Generally it's not a great idea for a small owner operated business. As already noted, it's mainly a tax decision, and that sort of tax structure doesn't prove beneficial for small businesses.
I can offer you a bit of advice from my own experience, but it won't be applicable to your situation. The web isn't the best place to get financial advice. As already mentioned, a CPA is the way to go. A couple hours of their time can save you a lot of $$$.
First, I'll tell you about a company I worked for who leased everything. I mean everything! This was a top 100 engineering company in australia, with many divisions (civil, infrastructure, engineering, mining etc) and was publicly listed. I was working in a branch in the engineering division servicing the mining industry. We had 150 staff at our branch and turned over about $2mil/month. We leased all our vehicles, the building, every piece of furniture, plant, equipment (welders, compressors etc), all our workshop gear, even all our employees were basically leased because they were hired from labour hire companies and not directly by us. I wouldn't be surprised if we even leased our stationary.
The primary benefit was a tax benefit. All leasing costs can be recovered for tax purposes each quarter. Had we purchased equipment, that equipment would have been depreciated over time.... giving us a deferred tax asset which we may never been able to take advantage of if we didn't have future earnings. We could get greater tax deductions, sooner. The second benefit was that we didn't have to look after all that equipment. Storing, servicing, maintaining, tracking, repairing, deciding when to sell etc. It also neatly sidestepped the issue of needing to raise requests for capital expenditure, which is a loathesome maze in a large publicly listed company requiring much paperwork and report making. We could get a piece of gear, today, if we needed it.
As it turned out, it was probably a good call. The industry collapsed during the GFC (it's historically a boom and bust industry anyway) and we were able to return all the equipment, and scale our staff back to about 20 core people in the space of less than a month. A company setup like this is sort of an empty shell, but it's quickly scaleable. When the industry picked back up, the company scaled up again. It was an absurd scenario - we would often pay more to lease small plant than it would cost to purchase the same piece of plant! Like 3 or 4 times more, over a 12 month period. We would then lose, or damage the plant and have to pay to replace it. But under the rules, regulations and structure of large publicly listed corporations, those things are day to day expenses, and neatly tie in to tax affairs and reporting to shareholders. Expensive as they may be, they don't create a 'future mess'. It's all mess today, which is easier to handle.

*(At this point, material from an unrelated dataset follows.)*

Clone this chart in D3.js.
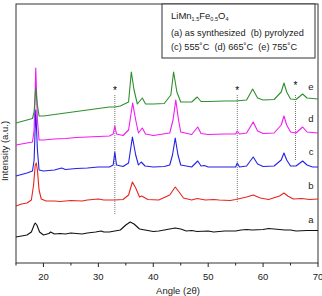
<!DOCTYPE html>
<html lang="en">
<head>
    <meta charset="UTF-8">
    <title>xrd</title>
    <script src="https://cdn.jsdelivr.net/npm/d3@7.8.5/dist/d3.min.js"></script>
    <style>
        body { margin: 0; background: #fff; }
        text { font-family: "Liberation Sans", Arial, sans-serif; fill: #222; white-space: pre; }
    </style>
</head>
<body>
<div id="chart"></div>
<script type="text/javascript">
    const width = 322, height = 296;

    // [angle 2theta, intensity a.u.]
    const seriesA = [[15,26],[16,27],[17,28],[17.8,31],[18.3,38],[18.5,40],[18.8,38],[19.3,31],[20,28],[21,29.5],[21.3,31],[22,29],
        [23,29.5],[24,29],[25,30],[26,29.5],[27,29],[28,30],[29.5,31],[30.5,32],[31,31],[32,31],[33,32],[34,33],[35,38],[35.8,41],
        [36.5,39],[37.5,34],[39,32.5],[40,31.5],[41,32],[42,33],[43,34],[44,35],[45,34],[46,32],[47,32.5],[48,31.5],[50,32],[51,31],
        [53,32],[55,32],[56,33],[57,33.5],[58,33],[60,33.5],[61,34.5],[62,34],[63,33.5],[64,33],[65,33],[66,32],[68,32.5],[70,32.5]];
    const seriesB = [[15,57],[16,59],[17,60],[17.8,63],[18.2,78],[18.5,98],[18.7,100],[18.9,93],[19.2,73],[19.6,64],[20.5,62],[22,62],
        [23,61.5],[25,62.5],[27,62],[28,63],[30,64],[31,63],[33,63],[34.5,63.5],[35.5,68],[36.2,81],[36.8,75],[37.5,66],[37.9,67],
        [39,63.5],[41,63],[43,68],[44,76],[44.7,71],[45.5,65],[47,63],[48,64.5],[49.5,63],[51,63.5],[52,63],[54,62.5],[55,63.5],
        [57,66],[58.2,68],[59.5,65],[61,63.5],[63,67],[63.8,70],[64.5,67],[65.5,64],[67,64.5],[68.5,63.5],[70,64]];
    const seriesC = [[15,87],[16,88.5],[17,90],[18,92],[18.3,103],[18.6,153],[18.9,113],[19.2,93],[20,92],[22,93],[23.3,95],[24,93.5],
        [26,94.5],[28,95],[30,96],[32,96],[32.7,98],[33,111],[33.3,98],[34.5,96.5],[35.5,100],[36.2,126],[36.8,108],[37.3,98],
        [37.8,101],[38.5,97],[40,96],[42,96.5],[43,98],[43.5,108],[44,125],[44.5,108],[45,98],[47,96],[48.1,102],[48.7,97],
        [49.3,97.5],[50,96],[53,96],[55,96],[55.3,100],[55.7,96],[57,97],[58.2,106],[59,99],[60,96.5],[62,97],[63.3,103],[63.8,110],
        [64.3,103],[65,97],[66,97],[67.2,102],[68,98],[69,96],[70,96]];
    const seriesD = [[15,118],[16,119],[17,120],[18,121],[18.3,133],[18.6,195],[18.9,143],[19.2,123],[20,123],[22,124],[24,124.5],
        [26,125.5],[28,126],[30,126.5],[32,127],[32.7,129],[33,137],[33.3,129],[34.5,127.5],[35.5,133],[36.25,160],[36.8,143],
        [37.3,130],[38,135],[38.6,129],[40,127.5],[43,130],[43.6,143],[44.1,163],[44.6,143],[45,131],[47,128.5],[48.1,136],
        [48.7,129.5],[50,128.5],[53,129],[55,129],[55.3,132],[55.7,129],[57,130],[58.2,141],[59,132],[60,129.5],[62,130],[63.3,138],
        [63.8,147],[64.3,138],[65,131],[66,130],[67.2,136],[68,131],[70,130]];
    const seriesE = [[15,140],[16,141.5],[17,143],[18,144.5],[18.3,151],[18.6,175],[18.9,158],[19.2,147],[20,147],[22,148.5],[24,150],
        [26,151.5],[28,153],[30,154.5],[32,156],[33,156],[34,157],[35.5,161],[36,191],[36.5,173],[37.1,159],[38,165],[38.6,159],
        [40,159],[42,159.5],[43.2,168],[43.7,191],[44.3,171],[45,161],[47,161],[48,166],[48.7,161.5],[50,161.5],[53,162],[55,162],
        [57,163],[58.1,174],[59,165],[60,163],[62,163.5],[63.3,171],[63.8,180],[64.3,171],[65,164],[66,163.5],[67.2,169],[68,165],
        [70,164]];

    const seriesNames = ["a", "b", "c", "d", "e"];
    const seriesColors = ["#111111", "#e8241f", "#2222e6", "#f31af3", "#2f8f2f"];
    const allSeries = [seriesA, seriesB, seriesC, seriesD, seriesE];
    const labelLevels = [43, 77, 111, 144, 176];

    // impurity peaks marked with *
    const starAngles = [33, 55.3, 65.9];
    const starLevels = [174, 174, 179];
    const dotLow = [48, 60, 103];

    const xTicks = [20, 30, 40, 50, 60, 70];
    const xMinor = [15, 25, 35, 45, 55, 65];

    const legendLines = ["(a) as synthesized  (b) pyrolyzed", "(c) 555˚C  (d) 665˚C  (e) 755˚C"];

    const plot = {left: 16, right: 318, top: 4, bottom: 263};

    const x = d3.scaleLinear().domain([15, 70]).range([plot.left, plot.right]);
    const y = d3.scaleLinear().domain([0, 259]).range([plot.bottom, plot.top]);

    const svg = d3.select('#chart')
        .append('svg')
        .attr('width', width)
        .attr('height', height);

    // frame
    svg.append("rect")
        .attr("x", plot.left).attr("y", plot.top)
        .attr("width", plot.right - plot.left).attr("height", plot.bottom - plot.top)
        .attr("fill", "none").attr("stroke", "#333").attr("stroke-width", 1);

    // x axis ticks
    const xAxis = svg.append("g").attr("transform", `translate(0,${plot.bottom})`);
    xAxis.selectAll("line.major").data(xTicks).join("line")
        .attr("x1", d => x(d)).attr("x2", d => x(d))
        .attr("y1", 0).attr("y2", 4)
        .attr("stroke", "#222");
    xAxis.selectAll("line.minor").data(xMinor).join("line")
        .attr("x1", d => x(d)).attr("x2", d => x(d))
        .attr("y1", 0).attr("y2", 2.5)
        .attr("stroke", "#222");
    xAxis.selectAll("text").data(xTicks).join("text")
        .attr("x", d => x(d)).attr("y", 17)
        .attr("text-anchor", "middle")
        .attr("font-size", 9.5)
        .text(d => d);

    svg.append("text")
        .attr("x", 178).attr("y", 294)
        .attr("text-anchor", "middle")
        .attr("font-size", 9.5)
        .text("Angle (2θ)");

    svg.append("text")
        .attr("transform", "translate(8,151) rotate(-90)")
        .attr("text-anchor", "middle")
        .attr("font-size", 9.5)
        .text("Intensity (a.u.)");

    // dotted guide lines and stars
    starAngles.forEach((a, i) => {
        svg.append("line")
            .attr("x1", x(a)).attr("x2", x(a))
            .attr("y1", y(168)).attr("y2", y(dotLow[i]))
            .attr("stroke", "#777").attr("stroke-width", 1)
            .attr("stroke-dasharray", "1,1");
        svg.append("text")
            .attr("x", x(a)).attr("y", y(starLevels[i]) + 5)
            .attr("text-anchor", "middle")
            .attr("font-size", 10)
            .style("fill", "#000")
            .text("*");
    });

    const line = d3.line()
        .x(d => x(d[0]))
        .y(d => y(d[1]));

    allSeries.forEach((s, i) => {
        svg.append("path")
            .attr("d", line(s))
            .attr("fill", "none")
            .attr("stroke", seriesColors[i])
            .attr("stroke-width", 1.1)
            .attr("stroke-linejoin", "round");
        svg.append("text")
            .attr("x", 311).attr("y", y(labelLevels[i]) + 3)
            .attr("text-anchor", "middle")
            .attr("font-size", 9.5)
            .text(seriesNames[i]);
    });

    // legend box
    svg.append("rect")
        .attr("x", 162).attr("y", plot.top)
        .attr("width", 153).attr("height", 54)
        .attr("fill", "#fff").attr("stroke", "#333").attr("stroke-width", 1);

    const title = svg.append("text")
        .attr("x", 171).attr("y", 18.5)
        .attr("font-size", 9.5);
    title.append("tspan").text("LiMn");
    title.append("tspan").attr("font-size", 5.5).attr("dy", 2).text("1.5");
    title.append("tspan").attr("dy", -2).text("Fe");
    title.append("tspan").attr("font-size", 5.5).attr("dy", 2).text("0.5");
    title.append("tspan").attr("dy", -2).text("O");
    title.append("tspan").attr("font-size", 5.5).attr("dy", 2).text("4");

    legendLines.forEach((t, i) => {
        svg.append("text")
            .attr("x", 171).attr("y", 35.5 + i * 14.5)
            .attr("font-size", 9.2)
            .text(t);
    });
</script>
</body>
</html>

Lots of the above benefits really don't apply to small businesses, who use their own money much of the time, have one person in charge, no shareholders, and not an enormous amount of taxable income. There are lots of other ways to reduce your tax liability. Small business owners make the mistake of getting into (inflexible) lease agreements because they don't have capital or credit to purchase equipment, but they want to have it. Overall, leasing is more expensive than buying. It also ties you into repayments which puts you in a tight spot if the market changes and you can't return the equipment.
Medium sized businesses often end up having to keep updating their equipment to get tax advantages. Depending on your turnover and taxable income, you may find that you can put more money in your pocket by borrowing to buy, purchasing new (or used), depreciating for tax purposes over a 3 year period then selling and borrowing to buy again. It gives you more working capital because you are borrowing instead of using your own money, and the interest is all deductable. You get the 1/3 tax deduction on depreciation each year which puts a lot of money that was going to the tax man back in your pocket. But it does create a cycle.
The sort of scenario that will work for you is very dependant on the structure of your company, your assets, turnover and taxable income. Get some advice from someone who really knows.